Increased PNG consumption likely to push operating profit margins in next fiscal


Devdiscourse News Desk | Mumbai | Updated: 14-03-2019 21:01 IST | Created: 14-03-2019 20:45 IST
Increased PNG consumption likely to push operating profit margins in next fiscal
Image Credit: Pixabay
  • Country:
  • India

With the 22-25 per cent decline in the prices of LNG since January this year, and an expected 5-7 per cent increase in consumption of piped natural gas (PNG) and CNG should drive up the operating profit margins of city gas distribution companies in FY20, says a report. The spot LNG prices are likely to be in the range of USD 6.5-7 per mmBtu in the first half of fiscal 2020, rating agency Crisil Research said.

The operating profit margins of city gas distribution companies likely to go up by 2.50-3 percent in the first half of fiscal 2020, Crisil said. "If the LNG price holds at USD 7 per mmBtu, it would mean a positive impact on LNG demand, especially from price- sensitive sectors. Also, the National Green Tribunal's recent decision to shut down coal gassifiers in Morbi and Wankaner ceramic clusters in Gujarat would drive LNG demand in the region," it said.

Also, the ban on polluting fuels in northern states, too, would whet appetite for LNG, it said. "We expect spot LNG prices to remain low going forward given a slow improvement in demand from China and an increase in supply of LNG with expected new liquefaction terminals," Crisil Research Director Rahul Prithiani said.

The agency further noted that the improvement in margins for city gas distribution entities would be more pronounced with higher share of industrial consumers of PNG. "In the last 3-4 months, these entities were forced to slash industrial PNG prices to match alternate fuel prices, which have headed south following a sharp fall in crude oil prices since November last year. However, with the decline in LNG prices, industrial PNG has become cost-competitive with fuel oil," its Senior Director Prasad Koparkar said.

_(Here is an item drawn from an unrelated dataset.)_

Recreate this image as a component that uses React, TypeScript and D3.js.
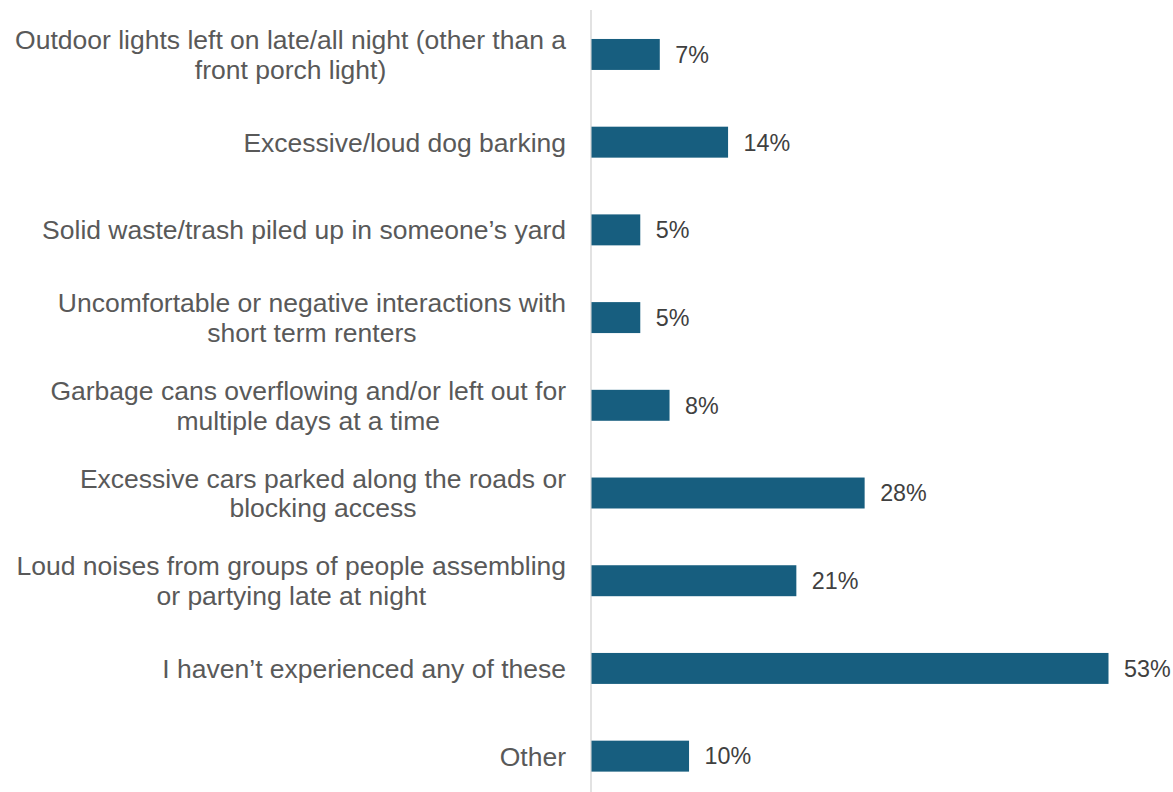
import React from "react";
import * as d3 from "d3";

const categories: string[] = [
  "Outdoor lights left on late/all night (other than a\nfront porch light)",
  "Excessive/loud dog barking",
  "Solid waste/trash piled up in someone\u2019s yard",
  "Uncomfortable or negative interactions with\nshort term renters",
  "Garbage cans overflowing and/or left out for\nmultiple days at a time",
  "Excessive cars parked along the roads or\nblocking access",
  "Loud noises from groups of people assembling\nor partying late at night",
  "I haven\u2019t experienced any of these",
  "Other",
];
const values: number[] = [7, 14, 5, 5, 8, 28, 21, 53, 10];

const W = 1173;
const H = 792;
const BAR = "#175e7f";
const FONT = "'Liberation Sans', Arial, sans-serif";

let ctx: CanvasRenderingContext2D | null = null;
function measure(text: string, fs: number): number {
  if (!ctx) ctx = document.createElement("canvas").getContext("2d");
  if (!ctx) return text.length * fs * 0.5;
  ctx.font = `${fs}px 'Liberation Sans', Arial, sans-serif`;
  return ctx.measureText(text).width;
}

export default function App() {
  const x = d3.scaleLinear().domain([0, 53]).range([591.5, 1108.5]);
  const y = d3
    .scaleBand<string>()
    .domain(categories)
    .range([10.6, 800])
    .paddingInner(0.647)
    .paddingOuter(0.3235);
  const labelFs = 26.5;
  const valFs = 23.3;
  const lh = 29.5;
  const right = 566;
  return (
    <svg
      width={W}
      height={H}
      style={{ position: "absolute", left: 0, top: 0, background: "#fff" }}
    >
      <line x1={591} x2={591} y1={10} y2={H} stroke="#d9d9d9" strokeWidth={1.5} />
      {categories.map((c, i) => {
        const y0 = y(c)!;
        const bw = y.bandwidth();
        const cy = y0 + bw / 2;
        const lines = c.split("\n");
        const maxW = Math.max(...lines.map((l) => measure(l, labelFs)));
        const cx = right - maxW / 2;
        return (
          <g key={c}>
            <rect x={x(0)} y={y0} width={x(values[i]) - x(0)} height={bw} fill={BAR} />
            <text
              x={x(values[i]) + 15.5}
              y={cy + valFs * 0.358}
              fontFamily={FONT}
              fontSize={valFs}
              fill="#404040"
            >
              {values[i]}%
            </text>
            {lines.map((ln, j) => (
              <text
                key={j}
                x={lines.length > 1 ? cx : right}
                y={cy + labelFs * 0.358 + (j - (lines.length - 1) / 2) * lh}
                textAnchor={lines.length > 1 ? "middle" : "end"}
                fontFamily={FONT}
                fontSize={labelFs}
                fill="#595959"
              >
                {ln}
              </text>
            ))}
          </g>
        );
      })}
    </svg>
  );
}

According to the agency, gas volumes would be supported by development of gas infrastructure in untapped areas, given the upcoming LNG terminals at Ennore and Mundra, pipeline connectivity from Jagdishpur to states such as Bihar, Jharkhand, West Bengal and Odisha. Further, increasing penetration of the infrastructure in existing areas, regulatory push to build extensive gas network in various parts of the country, and restriction on burning dirty fuel would give a push to increased volumes.